I use Wikipedia all the time … but I rarely depend on it for primary information, and never for topics that are in the news at the time. Even then, I sometimes encounter data that is clearly wrong — from the trivial (minor errors in dates that are clearly typos) to more serious (actually false or misleading information). I have edited articles on Wikipedia a few times, but not for several years. For more dedicated Wikipedians, however, there are other dangers:
The standard of debate around controversial Wikipedia pages often degenerates into playground squabbling, in spite of rules that are intended to foster consideration and the principle of good faith between Wikipedia editors. Established editors who know the ropes find it easy to goad and ban newcomers with differing views. Thus, gamesmanship trumps knowledge.
The self-selection of Wikipedia’s editors can produce a strongly misaligned editorial group around a certain page. It can lead to conflicts among the group members, continuous edit wars, and can require disciplinary measures and formal supervision, with mixed success. Once a dispute has got out of hand, appeals to senior and more established administrators are often followed by rulings that favour the controlling clique.
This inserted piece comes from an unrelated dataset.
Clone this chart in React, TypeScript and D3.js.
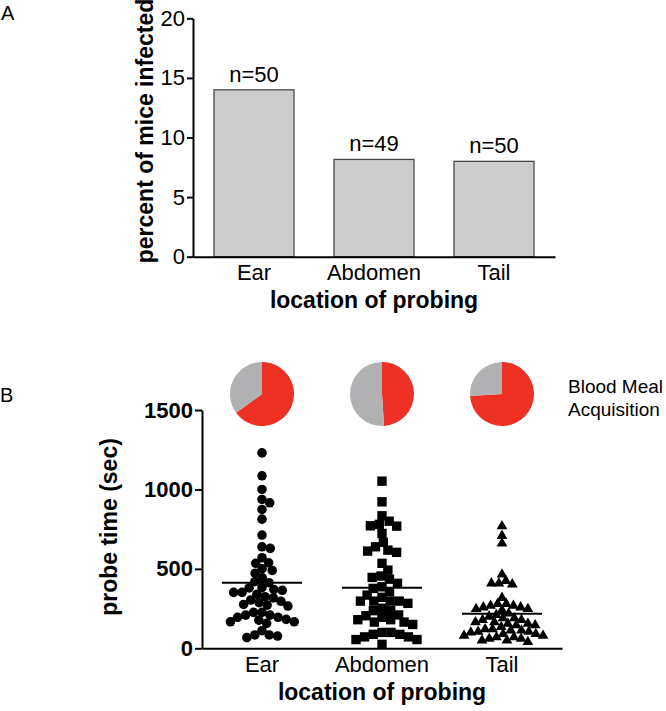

Wikipedia is particularly unsuited to covering ongoing criminal cases, especially when a clique of editors who have already made their mind up about the case secures early control of the page. The ‘Murder of Meredith Kercher’ entry is indicative of this. The page has been under the control of editors convinced of the guilt of Amanda Knox and Raffaele Sollecito almost continuously since 2007. The page has now been edited over 8,000 times by over 1,000 people. Its bias became so obvious that eventually a petition to Jimmy Wales was launched. Once alerted, Wales took a personal interest and arranged for new contributors to assist in editing the page. He commented: ‘I just read the entire article from top to bottom, and I have concerns that most serious criticism of the trial from reliable sources has been excluded or presented in a negative fashion.’ A few days later, he followed up: ‘I am concerned that, since I raised the issue, even I have been attacked as being something like a “conspiracy theorist”.’